Away from teaching, the manifesto says Labour would “scrap short funding cycles for key R&D institutions in favour of 10-year budgets that allow meaningful partnerships with industry to keep the UK at the forefront of global innovation” and would “work with universities to support spin-outs”.
Speaking at the Higher Education Policy Institute (Hepi) conference, Rob Ford, professor of political science at the University of Manchester, highlighted that all the polls show Labour heading for a large majority in the election.
The lack of any substantive commitment on higher education funding “suggests to me that they are aware there is a problem, and they want to keep their options open in terms of solving it”, he said.
“The problem will be there are a hundred dumpster fires, and who gets the fire extinguisher first is going to be difficult”, Professor Ford said, adding that the sector would have to show that its problems could also cause issues in healthcare, housing and early years education as it trains the practitioners in all these areas.
Paul Johnson, director of the Institute for Fiscal Studies, said there was not much in Labour’s manifesto on education, and that it remains to be seen what Sir Keir Starmer means by “finding a fairer way” of funding.
Assuming that Labour forms the next government, he said, it would be a particularly difficult few years for the higher education sector because it would be quite low down the “pecking order” in the new chancellor’s thinking.
“All of education, further education apart, has had a much less serious time of cuts than, for example, social care,” he told delegates at the Hepi conference.
“There’s a sense that despite the undoubted issues it’s facing, higher education won’t necessarily be at the front of the queue.”
Mr Johnson said politicians of all sides would argue that if they kick-start economic growth, things would be a lot easier – and that this would be the best way for the sector to make the case for improved funding to a Labour government.
“My sense is that this is going to be a government absolutely, relentlessly focused on growth, with a very different perspective to 2019, when the priority was to get rid of student fees.
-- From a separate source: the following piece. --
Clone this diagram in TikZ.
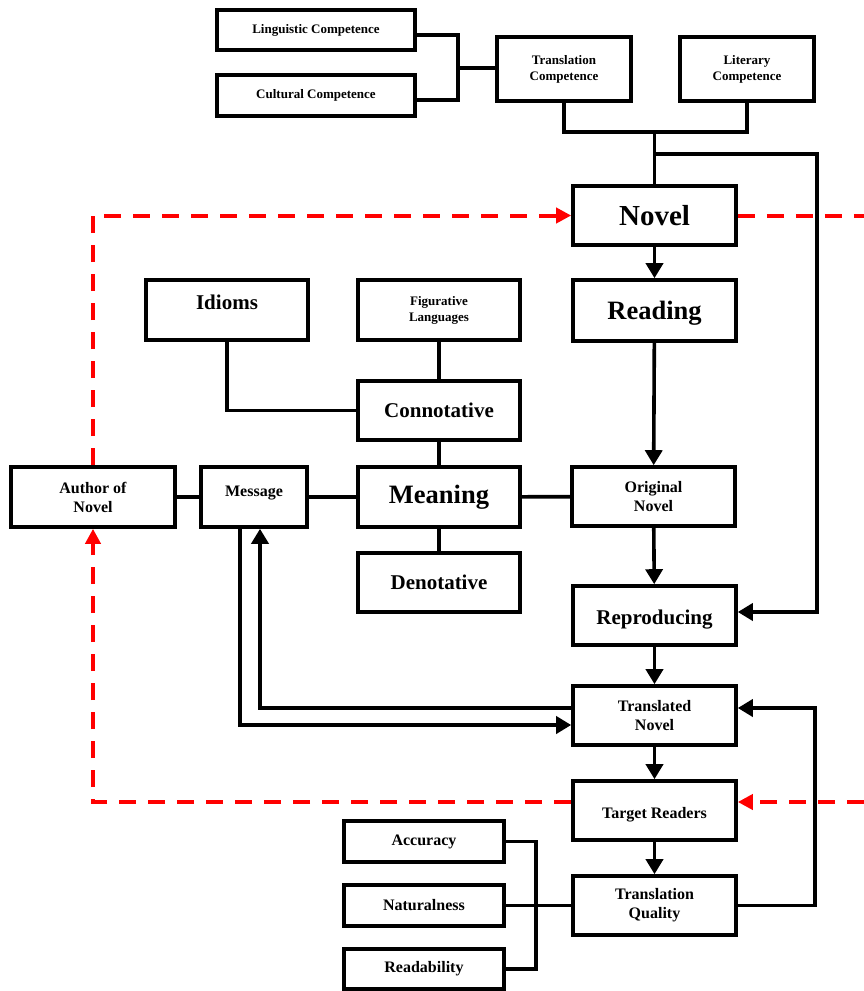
\documentclass[tikz,border=0pt]{standalone}
\usepackage{fontspec}
\setmainfont{Liberation Serif}
\usetikzlibrary{arrows.meta,calc}
\tikzset{
  box/.style={draw=black,line width=3.6pt,fill=white,align=center,inner sep=0pt,font=\bfseries},
  fs/.style={font=\bfseries\fontsize{13}{16}\selectfont},
  fn/.style={font=\bfseries\fontsize{16}{19}\selectfont},
  fm/.style={font=\bfseries\fontsize{21}{25}\selectfont},
  fl/.style={font=\bfseries\fontsize{26.5}{30}\selectfont},
  conn/.style={draw=black,line width=3.6pt},
  arr/.style={conn,-{Triangle[length=15pt,width=17pt]}},
  red dash/.style={draw=red,line width=4pt,dash pattern=on 17pt off 12pt},
  red arr/.style={red dash,-{Triangle[length=15pt,width=15pt]}}
}
\begin{document}
\begin{tikzpicture}[x=1pt,y=-1pt]
\useasboundingbox (0,0) rectangle (864,991);
% boxes
\node[box,fs,minimum width=198pt,minimum height=40pt] (ling) at (316,30) {Linguistic Competence};
\node[box,fs,minimum width=198pt,minimum height=41pt] (cult) at (316,95.5) {Cultural Competence};
\node[box,fs,minimum width=134pt,minimum height=64pt] (tc) at (564,69) {Translation\\Competence};
\node[box,fs,minimum width=134pt,minimum height=64pt] (lc) at (747,69) {Literary\\Competence};
\node[box,minimum width=163pt,minimum height=59pt,font=\bfseries\fontsize{29}{32}\selectfont] (novel) at (654.5,215.5) {Novel};
\node[box,fl,minimum width=163pt,minimum height=61pt,text height=17.5pt,text depth=0pt] (reading) at (654.5,310.5) {Reading};
\node[box,fm,minimum width=162pt,minimum height=60pt,text height=13.9pt,text depth=14pt] (idioms) at (227,310) {Idioms};
\node[box,fs,minimum width=162pt,minimum height=60pt] (fig) at (439,310) {Figurative\\Languages};
\node[box,fm,minimum width=162pt,minimum height=59pt] (conno) at (439,410.5) {Connotative};
\node[box,fl,minimum width=162pt,minimum height=60pt] (meaning) at (439,497) {Meaning};
\node[box,fm,minimum width=162pt,minimum height=59pt] (denot) at (439,582.5) {Denotative};
\node[box,fn,minimum width=164pt,minimum height=60pt] (author) at (93,497) {Author of\\Novel};
\node[box,fn,minimum width=106pt,minimum height=60pt,text height=10.6pt,text depth=11pt] (message) at (254,497) {Message};
\node[box,fn,minimum width=163pt,minimum height=59pt] (orig) at (653.5,496.5) {Original\\Novel};
\node[box,fm,minimum width=163pt,minimum height=59pt,text height=18.9pt,text depth=0pt] (repro) at (654.5,615.5) {Reproducing};
\node[box,fn,minimum width=163pt,minimum height=59pt] (trans) at (654.5,715.5) {Translated\\Novel};
\node[box,fn,minimum width=163pt,minimum height=59pt,text height=16pt,text depth=0pt] (target) at (654.5,810.5) {Target Readers};
\node[box,fn,minimum width=163pt,minimum height=59pt] (tq) at (654.5,905.5) {Translation\\Quality};
\node[box,fn,minimum width=160pt,minimum height=41pt] (acc) at (424,841.5) {Accuracy};
\node[box,fn,minimum width=160pt,minimum height=41pt] (nat) at (424,905.5) {Naturalness};
\node[box,fn,minimum width=160pt,minimum height=40pt] (read) at (424,969) {Readability};
% top competence connectors
\coordinate (j1) at (458,68);
\draw[conn] ([yshift=-5pt]ling.east) -| (j1) |- ([yshift=-4.5pt]cult.east);
\draw[conn] (j1) -- (tc.west |- j1);
\coordinate (cj) at (654.5,132);
\draw[conn] (tc.south) |- (cj) -| (lc.south);
\draw[conn] (cj) -- (novel.north);
\coordinate (rj) at (654.5,154);
\coordinate (rc) at (817,154);
\draw[arr] (rj) -- (rc) |- ([yshift=3.5pt]repro.east);
% main chain
\draw[arr] (novel) -- (reading);
\draw[arr] (reading) -- (orig);
\draw[arr] (orig) -- (repro);
\draw[arr] (repro) -- (trans);
\draw[arr] (trans) -- (target);
\draw[arr] (target) -- (tq);
% meaning cluster
\draw[conn] (idioms.south) |- (conno.west);
\draw[conn] (fig) -- (conno);
\draw[conn] (conno) -- (meaning);
\draw[conn] (meaning) -- (denot);
\draw[conn] (meaning) -- (orig);
\draw[conn] (message) -- (meaning);
\draw[conn] (author) -- (message);
% message loop
\coordinate (m1) at (240,725);
\coordinate (m2) at (260,708);
\draw[arr] ([xshift=-14pt]message.south) -- (m1) -- (trans.west |- m1);
\draw[arr] ([yshift=7.5pt]trans.west) -- (m2) -- ([xshift=6pt]message.south);
% quality
\coordinate (qv) at (536,905.5);
\draw[conn] (acc.east) -| (qv) |- (read.east);
\draw[conn] (nat) -- (tq);
\coordinate (qr) at (815,905.5);
\draw[arr] (tq.east) -- (qr) |- ([yshift=7.5pt]trans.east);
% red dashed feedback
\coordinate (e1) at (864,215.5);
\coordinate (e2) at (864,802);
\coordinate (l2) at (93,802);
\draw[red dash] (novel.east) -- (e1);
\draw[red arr] (author.north) |- (novel.west);
\draw[red arr] (e2) -- ([yshift=8.5pt]target.east);
\draw[red arr] ([yshift=8.5pt]target.west) -- (l2) -- (author.south);
\end{tikzpicture}
\end{document}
I don’t see that happening at all.
“If there is money to be expended, I don’t think most of that will be on making graduate repayments any less.”
Reacting to the manifesto launch, Nick Harrison, the chief executive of education charity the Sutton Trust, said it was “encouraging that much of Labour’s growth narrative focuses on skills and jobs for the future and creating opportunity across the regions”, but he criticised the lack of “concrete plans” on how it would “ease the huge challenges students face in making ends meet while studying”.
The University and College Union’s general secretary, Jo Grady, said Labour would have to “deliver radical solutions to the systemic crises facing our colleges and universities”, adding that the “higher education funding model is broken beyond repair” and that it was “not a crisis that can be dealt with on the cheap”.
“We need to sweep away tuition fees, as Keir Starmer pledged to do, and replace them with sustained, long-term public funding. Anything less would be a continuation of sticking-plaster politics,” she said.